In [None]:
# NLP Lecture @ Strive School - 21st July 2021
# NER update

'''
Since today we are exploring the world of natural language processing, we’ll deepen in the Named Entity Recognition technique: this is just one of the mechanisms that NLP embodies. The recognition of named entities as the process of automatic identification of the entities present in a text and consequent classification into predefined categories such as "person", "organization", "position" is a quite common activity and expect for English, trained models with spaCy offer few labels that could be improved through training.

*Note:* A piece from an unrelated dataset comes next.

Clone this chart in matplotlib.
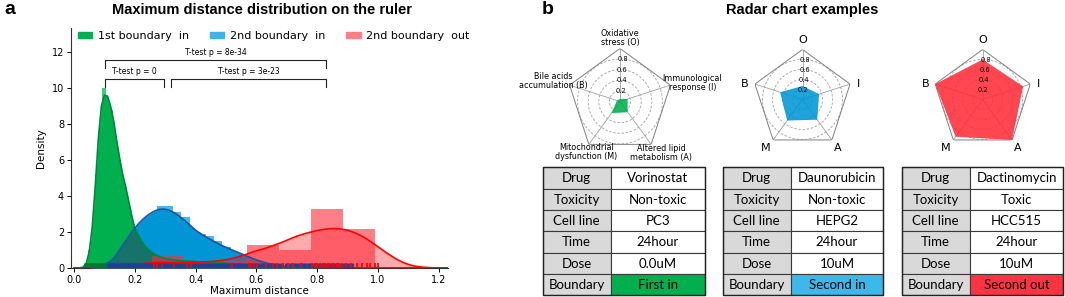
import numpy as np
import matplotlib
matplotlib.use('Agg')
from matplotlib import pyplot as plt
from matplotlib.patches import Rectangle, Patch

W, H = 1065, 297

# ---------------- panel a: distributions ----------------
kde_x = np.round(np.arange(0, 1.251, 0.01), 2)

green_kde = [0, 0, 0.01, 0.05, 0.25, 0.9, 2.3, 4.6, 7.2, 9.0,
             9.6, 9.55, 9.0, 8.2, 7.1, 6.1, 5.2, 4.5, 3.7, 2.9,
             2.2, 1.85, 1.55, 1.3, 1.1, 0.95, 0.82, 0.72, 0.64, 0.58,
             0.53, 0.5, 0.47, 0.45, 0.42, 0.41, 0.4, 0.39, 0.38, 0.37,
             0.36, 0.35, 0.34, 0.33, 0.32, 0.31, 0.3, 0.29, 0.28, 0.27,
             0.26, 0.25, 0.24, 0.22, 0.21, 0.2, 0.19, 0.18, 0.17, 0.16,
             0.15, 0.14, 0.12, 0.11, 0.1, 0.09, 0.08, 0.07, 0.06, 0.05,
             0.05, 0.04, 0.03, 0.03, 0.02, 0.02, 0.01, 0.01, 0.01, 0] + [0] * 46

blue_kde = [0, 0, 0, 0, 0, 0, 0.01, 0.03, 0.07, 0.13,
            0.2, 0.28, 0.38, 0.52, 0.75, 1.0, 1.25, 1.5, 1.75, 2.0,
            2.2, 2.42, 2.6, 2.76, 2.9, 3.02, 3.12, 3.2, 3.25, 3.27,
            3.26, 3.22, 3.15, 3.06, 2.95, 2.83, 2.7, 2.55, 2.4, 2.25,
            2.1, 1.98, 1.87, 1.76, 1.66, 1.57, 1.48, 1.39, 1.3, 1.22,
            1.15, 1.07, 1.0, 0.93, 0.86, 0.79, 0.72, 0.65, 0.58, 0.51,
            0.45, 0.39, 0.34, 0.29, 0.25, 0.21, 0.18, 0.15, 0.12, 0.1,
            0.08, 0.07, 0.06, 0.05, 0.04, 0.035, 0.03, 0.025, 0.02, 0.02,
            0.015, 0.015, 0.01, 0.01, 0.01, 0.01, 0.005, 0.005, 0.005, 0] + [0] * 36

red_kde = [0, 0, 0, 0.01, 0.01, 0.01, 0.02, 0.02, 0.03, 0.03,
           0.04, 0.05, 0.06, 0.07, 0.08, 0.09, 0.11, 0.13, 0.15, 0.17,
           0.19, 0.21, 0.23, 0.25, 0.27, 0.28, 0.29, 0.3, 0.3, 0.3,
           0.3, 0.3, 0.3, 0.3, 0.3, 0.3, 0.3, 0.3, 0.31, 0.31,
           0.32, 0.32, 0.33, 0.34, 0.35, 0.36, 0.37, 0.39, 0.41, 0.43,
           0.46, 0.49, 0.53, 0.57, 0.62, 0.67, 0.72, 0.78, 0.84, 0.9,
           0.95, 1.0, 1.05, 1.1, 1.16, 1.22, 1.28, 1.34, 1.4, 1.47,
           1.54, 1.61, 1.68, 1.75, 1.81, 1.86, 1.91, 1.96, 2.0, 2.04,
           2.08, 2.11, 2.14, 2.16, 2.18, 2.19, 2.19, 2.18, 2.16, 2.13,
           2.09, 2.04, 1.98, 1.91, 1.83, 1.74, 1.64, 1.53, 1.42, 1.3,
           1.18, 1.06, 0.94, 0.82, 0.71, 0.6, 0.5, 0.41, 0.33, 0.26,
           0.2, 0.15, 0.11, 0.08, 0.06, 0.04, 0.03, 0.02, 0.01, 0.01,
           0.005, 0, 0, 0, 0, 0]

# histograms: first bin edge, bin width, heights
green_bin0, green_binw = 0.035, 0.0115
green_hist = [0.3, 1.0, 2.8, 5.2, 7.8, 10.0, 9.4, 8.8, 7.6, 6.0, 5.4, 4.3, 3.6, 2.6, 2.2, 1.6,
              1.2, 0.9, 0.8, 0.6, 0.55, 0.5, 0.4, 0.35, 0.3, 0.3, 0.25, 0.2, 0.2, 0.15, 0.1, 0.1]
blue_bin0, blue_binw = 0.11, 0.027
blue_hist = [0.3, 0.65, 1.3, 1.9, 2.1, 2.75, 3.45, 3.45, 3.1, 2.85, 2.0, 1.9, 1.75, 1.5, 1.15,
             0.9, 0.7, 0.55, 0.4, 0.3, 0.2, 0.15, 0.1, 0.08, 0.06, 0.05, 0.04, 0.03, 0.02, 0.02]
red_bin0, red_binw = 0.255, 0.105
red_hist = [0.67, 0.25, 0.4, 1.28, 1.0, 3.3, 2.15]

# rug values
green_rug = [0.036, 0.04, 0.044, 0.047, 0.051, 0.055, 0.058, 0.062, 0.065, 0.069, 0.072,
             0.076, 0.079, 0.083, 0.086, 0.09, 0.093, 0.097, 0.1, 0.104, 0.107]
blue_rug = [0.112, 0.118, 0.121, 0.127, 0.133, 0.138, 0.142, 0.149, 0.153, 0.158, 0.164,
            0.169, 0.173, 0.179, 0.184, 0.188, 0.193, 0.199, 0.203, 0.208, 0.214, 0.219,
            0.223, 0.228, 0.233, 0.239, 0.243, 0.248, 0.252, 0.257, 0.262, 0.267, 0.271,
            0.276, 0.281, 0.285, 0.29, 0.294, 0.299, 0.303, 0.308, 0.312, 0.317, 0.322,
            0.326, 0.331, 0.336, 0.341, 0.346, 0.351, 0.356, 0.361, 0.366, 0.372, 0.377,
            0.383, 0.389, 0.394, 0.4, 0.406, 0.412, 0.418, 0.424, 0.43, 0.437, 0.443,
            0.449, 0.456, 0.462, 0.469, 0.476, 0.483, 0.49, 0.497, 0.504, 0.512, 0.519,
            0.527, 0.535, 0.542, 0.55, 0.559, 0.567, 0.575, 0.584, 0.593, 0.602, 0.611,
            0.62, 0.63, 0.64, 0.651, 0.662, 0.673, 0.685, 0.697, 0.71, 0.717, 0.724, 0.731,
            0.738, 0.745, 0.752, 0.76, 0.768, 0.776, 0.784, 0.792, 0.8, 0.809, 0.818, 0.827,
            0.836, 0.846, 0.856, 0.866, 0.877, 0.888, 0.898, 0.907, 0.915]
red_rug = [0.262, 0.272, 0.29, 0.33, 0.372, 0.384, 0.52, 0.574, 0.582, 0.592, 0.602, 0.632,
           0.655, 0.668, 0.688, 0.703, 0.72, 0.745, 0.782, 0.793, 0.8, 0.81, 0.818, 0.826,
           0.834, 0.84, 0.848, 0.856, 0.865, 0.872, 0.88, 0.893, 0.91, 0.932, 0.948, 0.962,
           0.975, 0.99, 1.0]

legend_labels = ['1st boundary  in', '2nd boundary  in', '2nd boundary  out']

# significance brackets: (x_left, x_right, y, label)
brackets = [(0.102, 0.829, 11.56, 'T-test p = 8e-34'),
            (0.102, 0.296, 10.5, 'T-test p = 0'),
            (0.319, 0.829, 10.5, 'T-test p = 3e-23')]

# ---------------- panel b: radar + tables ----------------
radar_full_labels = ['Oxidative\nstress (O)', 'Immunological\nresponse (I)',
                     'Altered lipid\nmetabolism (A)', 'Mitochondrial\ndysfunction (M)',
                     'Bile acids\naccumulation (B)']
radar_short_labels = ['O', 'I', 'A', 'M', 'B']
radar_rings = [0.2, 0.4, 0.6, 0.8]
vorinostat_scores = [0.05, 0.15, 0.25, 0.27, 0.06]
daunorubicin_scores = [0.27, 0.35, 0.5, 0.52, 0.47]
dactinomycin_scores = [0.8, 0.85, 1.0, 0.92, 1.0]

row_names = ['Drug', 'Toxicity', 'Cell line', 'Time', 'Dose', 'Boundary']
vorinostat_info = ['Vorinostat', 'Non-toxic', 'PC3', '24hour', '0.0uM', 'First in']
daunorubicin_info = ['Daunorubicin', 'Non-toxic', 'HEPG2', '24hour', '10uM', 'Second in']
dactinomycin_info = ['Dactinomycin', 'Toxic', 'HCC515', '24hour', '10uM', 'Second out']

GREEN, BLUE, RED = '#00b04f', '#0096d6', '#ff2d3a'


def px_rect(x0, y0, x1, y1):
    return [x0 / W, 1 - y1 / H, (x1 - x0) / W, (y1 - y0) / H]


fig = plt.figure(figsize=(W / 100, H / 100), dpi=100)

ax = fig.add_axes(px_rect(71, 28, 448, 268))
kx = kde_x
g = np.array(green_kde)
b = np.array(blue_kde)
r = np.array(red_kde)

for start, w, hts, col in [(green_bin0, green_binw, green_hist, '#3ccb7a'),
                           (blue_bin0, blue_binw, blue_hist, '#45b8ec')]:
    lefts = start + w * np.arange(len(hts))
    ax.bar(lefts, hts, width=w, align='edge', color=col, lw=0, zorder=1)

ax.fill_between(kx, 0, g, color=GREEN, lw=0, zorder=2)
ax.fill_between(kx, 0, b, color=BLUE, lw=0, zorder=3)
ax.fill_between(kx, 0, np.minimum(g, b), color='#17726a', lw=0, zorder=4)
ax.fill_between(kx, 0, r, color='#ff0000', alpha=0.33, lw=0, zorder=5)

lefts = red_bin0 + red_binw * np.arange(len(red_hist))
ax.bar(lefts, red_hist, width=red_binw, align='edge', color='#ff2a3a', alpha=0.6, lw=0, zorder=6)

ax.plot(kx, g, color='#00873c', lw=1.2, zorder=7)
ax.plot(kx, b, color='#1a55a5', lw=1.2, zorder=7)
ax.plot(kx, r, color='#ff0000', lw=1.2, zorder=7)

ax.vlines(green_rug, 0, 0.3, color='#00782f', lw=2.0, zorder=8)
ax.vlines(blue_rug, 0, 0.3, color='#1f3f9a', lw=2.0, zorder=8)
ax.vlines(red_rug, 0, 0.3, color='#ff0000', lw=1.3, zorder=9)

for x0, x1, y, lab in brackets:
    ax.plot([x0, x0, x1, x1], [y - 0.45, y, y, y - 0.45], color='#222222', lw=0.8, zorder=10)
    ax.text((x0 + x1) / 2, y + 0.15, lab, ha='center', va='bottom', fontsize=5.5, zorder=10)

ax.set_xlim(-0.01, 1.23)
ax.set_ylim(0, 13.33)
ax.set_xticks([0.0, 0.2, 0.4, 0.6, 0.8, 1.0, 1.2])
ax.set_yticks([0, 2, 4, 6, 8, 10, 12])
ax.tick_params(labelsize=7, length=3, width=0.7, pad=2)
for s in ['top', 'right']:
    ax.spines[s].set_visible(False)
for s in ['left', 'bottom']:
    ax.spines[s].set_linewidth(0.8)
    ax.spines[s].set_color('#333333')
ax.set_xlabel('Maximum distance', fontsize=7.5, labelpad=1)
ax.set_ylabel('Density', fontsize=7.5, labelpad=4)

handles = [Patch(color=GREEN), Patch(color='#3cb4e6'), Patch(color='#ff7f87')]
ax.legend(handles, legend_labels, loc='upper left', bbox_to_anchor=(-0.003, 1.02), ncol=3,
          frameon=False, fontsize=8, handlelength=1.3, handleheight=0.5,
          columnspacing=1.9, handletextpad=0.5, borderaxespad=0.3)

fig.text(4 / W, 1 - 10 / H, 'a', fontsize=14, fontweight='bold', family='Liberation Sans', va='center')
fig.text(262 / W, 1 - 10 / H, 'Maximum distance distribution on the ruler', fontsize=10.5,
         fontweight='bold', family='Liberation Sans', ha='center', va='center')
fig.text(542 / W, 1 - 10 / H, 'b', fontsize=14, fontweight='bold', family='Liberation Sans', va='center')
fig.text(802 / W, 1 - 10 / H, 'Radar chart examples', fontsize=10.5,
         fontweight='bold', family='Liberation Sans', ha='center', va='center')


def radar(cx, cy, R, values, color, labels, lab_size, lab_pos):
    pa = fig.add_axes(px_rect(cx - R, cy - R, cx + R, cy + R), projection='polar')
    pa.set_theta_zero_location('N')
    pa.set_theta_direction(-1)
    ang = np.deg2rad([0, 72, 144, 216, 288])
    pa.set_ylim(0, 1)
    pa.grid(False)
    pa.spines['polar'].set_visible(False)
    pa.set_facecolor('none')
    pa.set_yticks([])
    pa.set_xticks([])
    ring = np.linspace(0, 2 * np.pi, 200)
    for rr in radar_rings:
        pa.plot(ring, np.full(200, rr), ls=(0, (3, 2)), color='#a0a0a0', lw=0.6, zorder=1)
    for a in ang:
        pa.plot([a, a], [0, 1], color='#a0a0a0', lw=0.6, zorder=1)
    closed = np.append(ang, ang[0])
    pa.plot(closed, np.ones(6), color='#808080', lw=0.7, zorder=1)
    pa.fill(closed, list(values) + [values[0]], color=color, alpha=0.88, lw=0, zorder=2)
    for rr in radar_rings:
        pa.text(0.07, rr, f'{rr:.1f}', fontsize=4.8, ha='center', va='center', zorder=3)
    for lab, (deg, rad) in zip(labels, lab_pos):
        pa.text(np.deg2rad(deg), rad, lab, fontsize=lab_size, ha='center', va='center',
                linespacing=1.0, clip_on=False)


full_pos = [(0, 1.2), (76, 1.41), (141, 1.24), (214, 1.14), (287, 1.31)]
short_pos = [(0, 1.19), (74, 1.16), (144, 1.2), (217, 1.22), (285, 1.19)]
radar(620, 101.5, 53, vorinostat_scores, GREEN, radar_full_labels, 5.8, full_pos)
radar(802.5, 99.5, 50, daunorubicin_scores, BLUE, radar_short_labels, 8, short_pos)
radar(982.7, 99.5, 50, dactinomycin_scores, RED, radar_short_labels, 8, short_pos)

# tables on a pixel-space overlay
ov = fig.add_axes([0, 0, 1, 1])
ov.set_xlim(0, W)
ov.set_ylim(H, 0)
ov.axis('off')
ov.patch.set_visible(False)

tab_top, row_h, col1_w = 167.3, 21.3, 68
tables = [(542.7, 705, vorinostat_info, GREEN),
          (722.7, 883.3, daunorubicin_info, '#3cb8ea'),
          (901.7, 1063.3, dactinomycin_info, '#ff3342')]
for left, right, info, bcol in tables:
    for i, (name, val) in enumerate(zip(row_names, info)):
        y0 = tab_top + i * row_h
        ov.add_patch(Rectangle((left, y0), col1_w, row_h, fc='#d9d9d9', ec='#3a3a3a', lw=0.8))
        fc = bcol if i == len(row_names) - 1 else 'white'
        ov.add_patch(Rectangle((left + col1_w, y0), right - left - col1_w, row_h, fc=fc,
                               ec='#3a3a3a', lw=0.8))
        ov.text(left + col1_w / 2, y0 + row_h / 2 + 0.5, name, ha='center', va='center',
                fontsize=9.5, family='Lato')
        ov.text((left + col1_w + right) / 2, y0 + row_h / 2 + 0.5, val, ha='center', va='center',
                fontsize=9.5, family='Lato')
    ov.add_patch(Rectangle((left, tab_top), right - left, row_h * len(row_names), fc='none',
                           ec='#222222', lw=1.0))

fig.savefig('out.png', dpi=100)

Following the case study of this morning, try to emulate it in order to label all the brands present in the provided datasets, choosing the one you prefer OR trying to label all them and to train the model to recognize new different entities. The result should be twofold: the final model should be able to recognize brands that it has already seen, but already new ones.
The brands proposed in the dataset concern fashion, cars and food.
In order to test the accuracy of the model, test it with sentences and brands the model has never seen.

Sample of the dataset
---------------------
- Cate Blanchett in Armani Privé. Rating: 8. Concludes as a rare butterfly, or from Rorschach's Test, or from computerized axial tomography.
- I liked everything, recommend it! Another quality Xiaomi product...
- What is the price of that Fiat 500XL?

Info:
- Feel free to change or arrange a new dataset
- Try experimenting and tuning with the hyperparameters
- Feel free to use or change the code you've seen during the morning session
- TBD = To be done (from you!) :)

'''

In [4]:
# STEP 0 - PRE REQUISITES

# python -m spacy download en_core_web_lg

# TBD: Import libraries
import spacy
import random
from spacy.util import minibatch, compounding
from pathlib import Path
from spacy.training import Example

# TBD: Load preferred model
nlp= spacy.load('en_core_web_lg')

with open("food.txt") as file:
    dataset = file.read()

# TBD: Load the dataset and test it as-is

In [5]:
doc = nlp(dataset)
print("Entities:", [(ent.text, ent.label_) for ent in doc.ents])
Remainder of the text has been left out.